The Belgian team's late offer rescued Blythe from possible early retirement. The market was swamped with riders unable to find teams for 2019 due to a number of squads folding or downsizing. With just a handful of results to speak of this season, and young family to support back home in Manchester, the 29-year-old had begun to think of a career after riding.
"Before I started speaking to Lotto I almost convinced myself that I was going to stop. I was speaking to people about job opportunities and what I was going to do afterward. In that sense, I was sort of ready. I was thinking about what I needed to do in order to support and provide for my family. It wasn't about the bike, it was about them. That's life really."
"The main thing, and it's nothing against Lotto, is that I can carry on cycling. This is a very good place for me to be but I would have gone to any team if they had offered me a deal. Luckily this team was interested in me and I couldn't be with a better team for me, as it suits me down to the ground. I'm super happy and couldn't ask for anything more."
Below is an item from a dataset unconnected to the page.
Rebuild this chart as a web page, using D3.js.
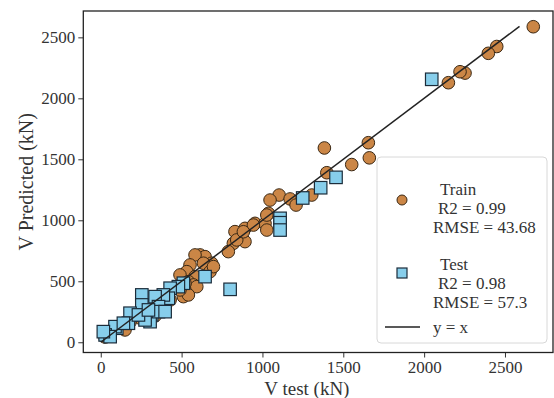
<!DOCTYPE html>
<html>
<head>
<meta charset="utf-8">
<script src="https://cdn.jsdelivr.net/npm/d3@7"></script>
<style>
  html, body { margin: 0; padding: 0; background: #fff; }
  svg { display: block; font-family: "Liberation Serif", "DejaVu Serif", serif; }
</style>
</head>
<body>
<svg id="chart" width="554" height="398"></svg>
<script>
// ---- data (kN) ----
const trainX = [2675,2449,2397,2253,2222,2150,1655,1661,1552,1383,1398,1305,1103,1047,1171,1208,1037,954,1016,1027,1027,892,830,944,820,892,789,841,614,645,583,686,635,552,532,490,583,542,521,573,470,511,676,697,594,542,490,429,367,305,243,181,120,58,27,274,398,336,150,882,521];
const trainY = [2587,2425,2369,2207,2218,2128,1636,1512,1457,1593,1390,1207,1207,1166,1175,1125,1057,975,975,920,1043,934,907,961,811,825,743,839,716,702,716,648,648,634,579,552,538,497,429,470,443,374,579,620,456,388,429,347,306,248,199,166,117,68,43,183,281,216,101,906,484];
const testX = [2047,1455,1360,1249,1109,1109,1109,645,800,511,480,429,418,387,336,357,254,254,315,305,202,181,171,99,88,27,58,16,274,233,357,295,140,398];
const testY = [2156,1352,1267,1183,1016,980,920,538,434,484,456,443,361,388,374,292,388,306,224,169,224,238,156,115,128,60,46,87,183,224,251,265,156,251];
const lineEnds = [0, 2590];
const xTicks = [0, 500, 1000, 1500, 2000, 2500];
const yTicks = [0, 500, 1000, 1500, 2000, 2500];
const trainLabel = ["Train", "R2 = 0.99", "RMSE = 43.68"];
const testLabel = ["Test", "R2 = 0.98", "RMSE = 57.3"];
const lineLabel = "y = x";
const xTitle = "V test (kN)";
const yTitle = "V Predicted (kN)";

// ---- layout ----
const svg = d3.select("#chart");
const L = 83.3, R = 553, T = 11, B = 352.5;
const x = d3.scaleLinear().domain([-108, 2797]).range([L, R]);
const y = d3.scaleLinear().domain([-84, 2716]).range([B, T]);

const trainFill = "#cb8646", trainEdge = "#3a2814";
const testFill = "#87ceeb", testEdge = "#1b2c3a";
const serif = "Liberation Serif, DejaVu Serif, serif";

// train points
svg.append("g").selectAll("circle")
  .data(d3.range(trainX.length))
  .join("circle")
  .attr("cx", i => x(trainX[i]))
  .attr("cy", i => y(trainY[i]))
  .attr("r", 6.3)
  .attr("fill", trainFill)
  .attr("stroke", trainEdge)
  .attr("stroke-width", 1);

// test points
const sq = 12.5;
svg.append("g").selectAll("rect")
  .data(d3.range(testX.length))
  .join("rect")
  .attr("x", i => x(testX[i]) - sq / 2)
  .attr("y", i => y(testY[i]) - sq / 2)
  .attr("width", sq)
  .attr("height", sq)
  .attr("fill", testFill)
  .attr("stroke", testEdge)
  .attr("stroke-width", 1.2);

// y = x line
svg.append("line")
  .attr("x1", x(lineEnds[0])).attr("y1", y(lineEnds[0]))
  .attr("x2", x(lineEnds[1])).attr("y2", y(lineEnds[1]))
  .attr("stroke", "#222").attr("stroke-width", 1.5);

// axes
const xAxis = svg.append("g").attr("transform", `translate(0,${B})`)
  .call(d3.axisBottom(x).tickValues(xTicks).tickSize(5).tickPadding(3).tickFormat(d3.format("d")));
const yAxis = svg.append("g").attr("transform", `translate(${L},0)`)
  .call(d3.axisLeft(y).tickValues(yTicks).tickSize(5).tickPadding(3).tickFormat(d3.format("d")));
[xAxis, yAxis].forEach(a => {
  a.attr("font-family", serif);
  a.select(".domain").remove();
  a.selectAll("text").attr("font-family", serif).attr("font-size", 17).attr("fill", "#333");
  a.selectAll("line").attr("stroke", "#333");
});

// frame
svg.append("rect").attr("x", L).attr("y", T).attr("width", R - L).attr("height", B - T)
  .attr("fill", "none").attr("stroke", "#222").attr("stroke-width", 1.3);

// axis titles
svg.append("text").attr("x", (x(0) + x(2500)) / 2 + 4).attr("y", 395)
  .attr("text-anchor", "middle").attr("font-size", 19).attr("fill", "#333").text(xTitle);
svg.append("text").attr("transform", `translate(33,${(T + B) / 2}) rotate(-90)`)
  .attr("text-anchor", "middle").attr("font-size", 20).attr("fill", "#333").text(yTitle);

// legend
const lg = svg.append("g");
lg.append("rect").attr("x", 377).attr("y", 157).attr("width", 170).attr("height", 186)
  .attr("rx", 4).attr("fill", "#fff").attr("fill-opacity", 0.85)
  .attr("stroke", "#d8d8d8").attr("stroke-width", 1);
lg.append("circle").attr("cx", 402).attr("cy", 200).attr("r", 5)
  .attr("fill", trainFill).attr("stroke", trainEdge).attr("stroke-width", 1);
lg.append("rect").attr("x", 397).attr("y", 268).attr("width", 10).attr("height", 10)
  .attr("fill", testFill).attr("stroke", testEdge).attr("stroke-width", 1.2);
lg.append("line").attr("x1", 385).attr("x2", 420).attr("y1", 327).attr("y2", 327)
  .attr("stroke", "#222").attr("stroke-width", 1.5);
const lxs = [440, 438, 433];
trainLabel.forEach((t, i) => lg.append("text").attr("x", lxs[i]).attr("y", 195 + i * 19)
  .attr("font-size", 17).attr("fill", "#333").text(t));
testLabel.forEach((t, i) => lg.append("text").attr("x", lxs[i]).attr("y", 270 + i * 19)
  .attr("font-size", 17).attr("fill", "#333").text(t));
lg.append("text").attr("x", 433).attr("y", 333).attr("font-size", 17).attr("fill", "#333").text(lineLabel);
</script>
</body>
</html>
"I wasn't stressed about it before but now I've got kids so I gave myself a deadline of October 15 and if I hadn't found anything by then I would stop riding because I couldn't afford to just mince about. There's no point in going back to race for an English team on 30K. It's good but you have to put in so much effort that it's almost not worth it. I might as well of put my time into something else and earn more money that way."
No bullshit about marginal gains
The move to Lotto Soudal - where Blythe started his professional career back in 2010 - sees him link up with Caleb Ewan. The pair raced together at Orica GreenEdge in 2015 and Blythe will be one of the Australian's key lead-out men next term. They share a strong relationship on and off the bike and will be looking to keep Lotto-Soudal in the hunt for sprint wins after a successful period of Andre Greipel dominance.
"It's nice to be back with Caleb. He's not really changed but he's matured for a young guy. He's a hell of a lot of pressure on him here but at the moment he's dealing with it great. He'll do just as good, if not better than Andre and for the team it's refreshing," Blythe said.
Another element Blythe enjoys at Lotto Soudal is their apparent simplicity when it comes to cycling. The Belgian squad is professional in their approach but Blythe believes that they do not overcomplicate matters either.
"The passion is here. Everyone knows about cycling and there's no bullshit about marginal gains. They look at that stuff but this is about cycling. There's nothing fancy about it. It's just about pedalling as hard as you can and that's it. It's nice to be in that simple mentality of training hard and winning. There's none of that bullshit, as I call it, involved."
The move to Lotto Soudal sees Blythe's career come full circle after stints with BMC Racing, NFTO, Orica, Tinkoff and Aqua Blue. In those years Blythe has had success but those moments have been all too fleeting. He has often struggled for contracts, despite refining himself as a lead-out man. However, he has no deep regrets over the path his career has taken. There have been mistakes, he admits, but his character and personality have mirrored his career on the road.
Now a father, he appears settled, wiser and certainly more appreciative of the position he finds himself in.
"I started off really well with Lotto. In the first two years, it was super good. At the time you don't realize how good something is. I let it go and went to BMC. Looking back it was a big mistake and I regret it but at the time I was just following the money and what I thought was the right thing do to for myself. This time it took a lot of talking and it was Paul De Geyter and the time who I talked to. He was quite honest and down the line and then I spoke to Marc Sergeant. They told me what they expect of me and that was fine."
"I'm better than I was then, but not results wise. I'm older. I was a lot younger back then and I started my career well. The second year wasn't as good but I started with this big hope of being good. I started with the results that showed that I could do it but then I just went to Monaco and that was it. I didn't progress in my career from then on. Now I've got family and everything has changed."
"I just got into that lifestyle, and they're still great friends, but it wasn't really a lifestyle that helped me as a bike rider. I wasn't too serious and if someone asked me to go for a drink I'd go. It's been a learning curve in my career. I don't regret it because I've made a lot of good friends and I've had a lot of life experiences that I wouldn't have had if I hadn't gone to Monaco. I don't regret it but I just wish I'd realized how hard it is in the sport. I didn't realize it back then."